Artists in residence
“Fire Station: Artists in Residence” is planned as a rolling nine-month long residence programme for Qatari and Gulf artists, as well as international artists based in Qatar. The Art Newspaper says that the artists will have access to special exhibitions, lectures and expert curators from abroad, and quotes QMA’s assistant curator Noor Abuissa as saying:
The gallery space will support local artists whether in residence or not. It will allow for cultural dialogue and exchange between artists living in Qatar and the rest of the world.
According to Doha News, approximately 20 art residencies will be available and there will also be a slot for a curatorial residency. The applicants will be selected through an independent jury. Initially, the programme is open to Qatari artists and residents of Qatar, and will later be expanded to invite artists from the Gulf region.

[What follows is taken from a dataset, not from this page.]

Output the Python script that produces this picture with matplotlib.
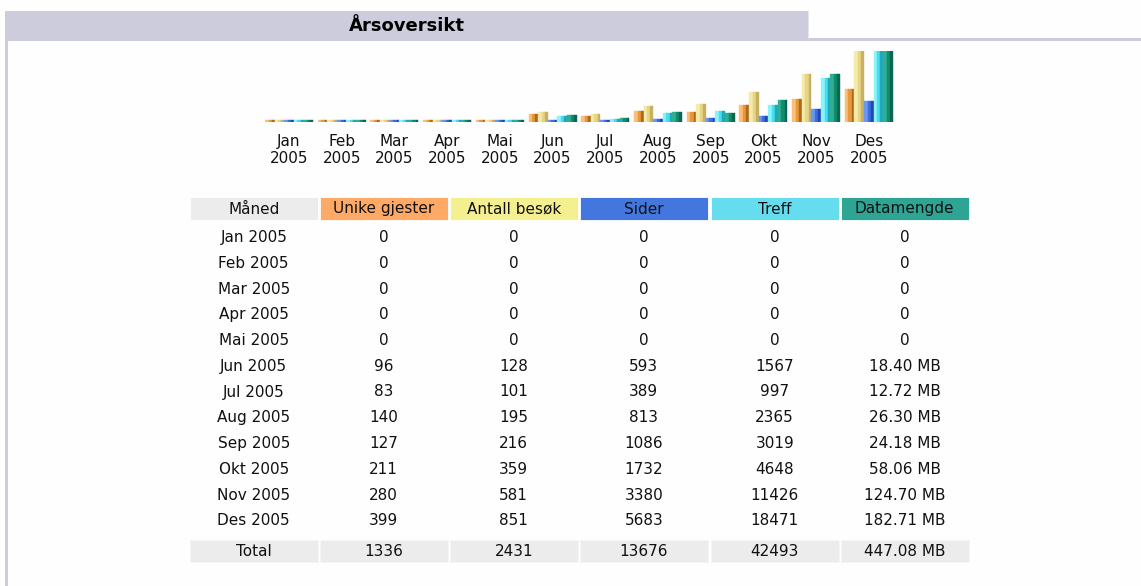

The selected artists’ work will be displayed in an exhibition each year in June. The artist-in-residence programme will be managed by QMA’s Head of Artists-in-Residence Programme, Hala al-Khalifa.
Re-purposing infrastructure
The venue for the artist residency programme is a former fire station, built in 1982 as a civil defence building and used by the fire brigade until late 2012, when it was passed on to the QMA for preservation. In accordance with Qatar’s emphasis on preserving old architecture, the building is being redesigned by renowned Qatari architect Ibrahim Al Jaidah and will retain most of its original structure. Hala al Khalifa was quoted in The Peninsula Qatar as saying:
The Doha Fire Station is a building of great importance to the community; it has served the community [for] the past 30 years and will continue to do so through the arts with a new identity as Fire Station: Artists in Residence. Our goal is to support artists living in Qatar and provide a platform for creative exchange.
In addition to the studios and Garage Gallery, the existing tower of the fire station will be covered in LED lighting in a stainless steel mesh and used as a rotating display of artworks, projections and installations.
Mathaf Museum, Qatar. Image courtesy the museum.
Qatar’s flourishing artscape
The Gulf nation’s art scene has been thriving for several years. In 2011, Qatar was declared the world’s biggest spender on contemporary art by The Art Newspaper, and its cultural infrastructure is the focus of many renovation projects. Among these are the National Museum of Qatar, scheduled to re-open in 2014 and the QMA has planned several new museums under the Qatar National Vision 2030 project. According to Doha News, schools in Mushereib have agreed to close for renovation for art and heritage programmes similar to the Fire Station residency, also planned by the QMA.
Hala al Khalifa stressed that the Fire Station project is not another museum and that the building is important “beyond the art scene.” According to the Gulf Times,
Al-Khalifa said the building is undergoing a sort of “recycling” to continue serving the community through the Artists in Residence Programme, complementing existing projects and activities in the artistic arena in Qatar.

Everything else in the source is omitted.